It must be nice to have 27 bureaucrats (the ag ministers of the countries) be able to set policy.
And from a summary of the EU Commissions proposals:
Abolition of set-aside: The Commission proposes abolishing the requirement for arable farmers to leave 10 percent of their land fallow. This will allow them to maximise their production potential.
Phasing out milk quotas: Milk quotas will be phased out by April 2015. To ensure a ’soft landing’, the Commission proposes five annual quota increases of one percent between 2009/10 and 2013/14.
Decoupling of support: The CAP reform “decoupled” direct aid to farmers i.e. payments were no longer linked to the production of a specific product. However, some Member States chose to maintain some “coupled” – i.e. production-linked - payments. The Commission now proposes to remove the remaining coupled payments and shift them to the Single Payment Scheme, with the exception of suckler cow, goat and sheep premia, where Member States may maintain current levels of coupled support.

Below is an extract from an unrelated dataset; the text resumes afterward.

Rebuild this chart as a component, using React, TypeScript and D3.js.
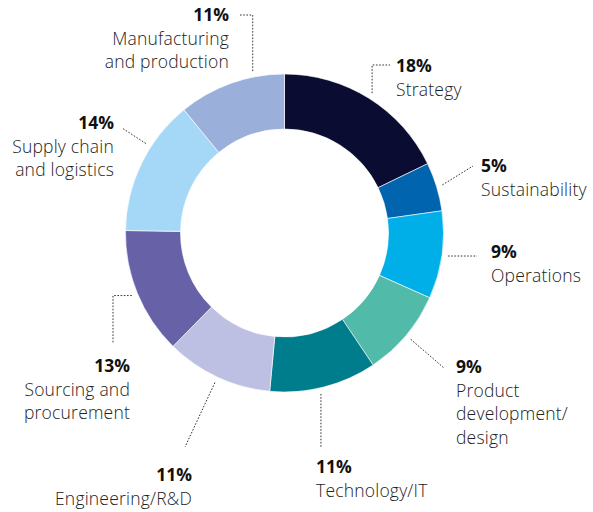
import React, { useEffect, useRef } from "react"
import * as d3 from "d3"

// data
const categories = [
  "Strategy",
  "Sustainability",
  "Operations",
  "Product development/ design",
  "Technology/IT",
  "Engineering/R&D",
  "Sourcing and procurement",
  "Supply chain and logistics",
  "Manufacturing and production",
]
const values = [18, 5, 9, 9, 11, 11, 13, 14, 11]
const labelLines = [
  ["Strategy"],
  ["Sustainability"],
  ["Operations"],
  ["Product", "development/", "design"],
  ["Technology/IT"],
  ["Engineering/R&D"],
  ["Sourcing and", "procurement"],
  ["Supply chain", "and logistics"],
  ["Manufacturing", "and production"],
]
const colors = [
  "#0a0c32",
  "#0065ae",
  "#00aee8",
  "#52baa8",
  "#007d8c",
  "#bdc0e2",
  "#6761a8",
  "#a4d8f6",
  "#9aafd9",
]

// label layout: text anchor point, alignment, extra leader points, angle nudge
type Layout = { x: number; y: number; anchor: string; nudge: number; path: (s: [number, number]) => [number, number][] }
const layout: Layout[] = [
  { x: 396, y: 72, anchor: "start", nudge: 0, path: s => [s, [s[0], 65], [390, 65]] },
  { x: 481, y: 172, anchor: "start", nudge: 0, path: s => [s, [473, 166]] },
  { x: 491, y: 258, anchor: "start", nudge: 0, path: s => [s, [477, s[1]]] },
  { x: 456, y: 373, anchor: "start", nudge: 0, path: s => [s, [444, 368]] },
  { x: 316, y: 473, anchor: "start", nudge: 1.5, path: s => [s, [s[0], 447]] },
  { x: 192, y: 481, anchor: "end", nudge: 0, path: s => [s, [185, 447]] },
  { x: 130, y: 372, anchor: "end", nudge: 0, path: s => [s, [113, s[1]], [113, 343]] },
  { x: 114, y: 129, anchor: "end", nudge: 7, path: s => [s, [122, 128]] },
  { x: 229, y: 21, anchor: "end", nudge: 8.5, path: s => [s, [s[0], 15], [240, 15]] },
]

const cx = 284.5
const cy = 233
const outerR = 159
const innerR = 104
const leaderR = 165

export default function App() {
  const ref = useRef<SVGSVGElement>(null)

  useEffect(() => {
    const svg = d3.select(ref.current)
    svg.selectAll("*").remove()

    const pie = d3.pie<number>().sort(null).value(d => d)
    const arcs = pie(values)
    const arc = d3.arc<d3.PieArcDatum<number>>().innerRadius(innerR).outerRadius(outerR)

    const g = svg.append("g").attr("transform", `translate(${cx},${cy})`)
    g.selectAll("path")
      .data(arcs)
      .enter()
      .append("path")
      .attr("d", arc)
      .attr("fill", (d, i) => colors[i])
      .attr("stroke", "#ffffff")
      .attr("stroke-width", 0.6)

    const line = d3.line()
    arcs.forEach((a, i) => {
      const lay = layout[i]
      const mid = (a.startAngle + a.endAngle) / 2 + (lay.nudge * Math.PI) / 180
      const start: [number, number] = [cx + leaderR * Math.sin(mid), cy - leaderR * Math.cos(mid)]
      svg.append("path")
        .attr("d", line(lay.path(start)))
        .attr("fill", "none")
        .attr("stroke", "#333")
        .attr("stroke-width", 1)
        .attr("stroke-dasharray", "1.6,1.6")

      const t = svg.append("text")
        .attr("x", lay.x)
        .attr("y", lay.y)
        .attr("text-anchor", lay.anchor)
        .attr("font-family", "'Open Sans', sans-serif")
        .attr("font-size", 17.5)
      t.append("tspan")
        .attr("x", lay.x)
        .attr("font-weight", 700)
        .attr("fill", "#111")
        .text(values[i] + "%")
      labelLines[i].forEach(l => {
        t.append("tspan")
          .attr("x", lay.x)
          .attr("dy", 23.5)
          .attr("font-weight", 300)
          .attr("fill", "#222")
          .attr("letter-spacing", 0.2)
          .text(l)
      })
    })
  }, [])

  return (
    <svg
      ref={ref}
      width={593}
      height={512}
      style={{ position: "absolute", left: 0, top: 0, background: "#fff" }}
    >
      <title>{categories.join(", ")}</title>
    </svg>
  )
}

Moving away from historical payments: Farmers in some Member States receive aid based on what they received in a reference period. In others, payments are on a regional, per hectare basis. As time moves on, the historical model becomes harder to justify, so the Commission is proposing to allow Member States to move to a flatter rate system.
Extending SAPS: Ten of the 12 newest EU members apply the simplified Single Area Payment Scheme. This is supposed to expire in 2010, but the Commission proposes extending it to 2013.Cross Compliance: Aid to farmers is linked to the respect of environmental, animal welfare and food quality standards. Farmers who do not respect the rules face cuts in their support. This so-called Cross Compliance will be simplified, by withdrawing standards that are not relevant or linked to farmer responsibility. New requirements will be added to retain the environmental benefits of set-aside and improve water management.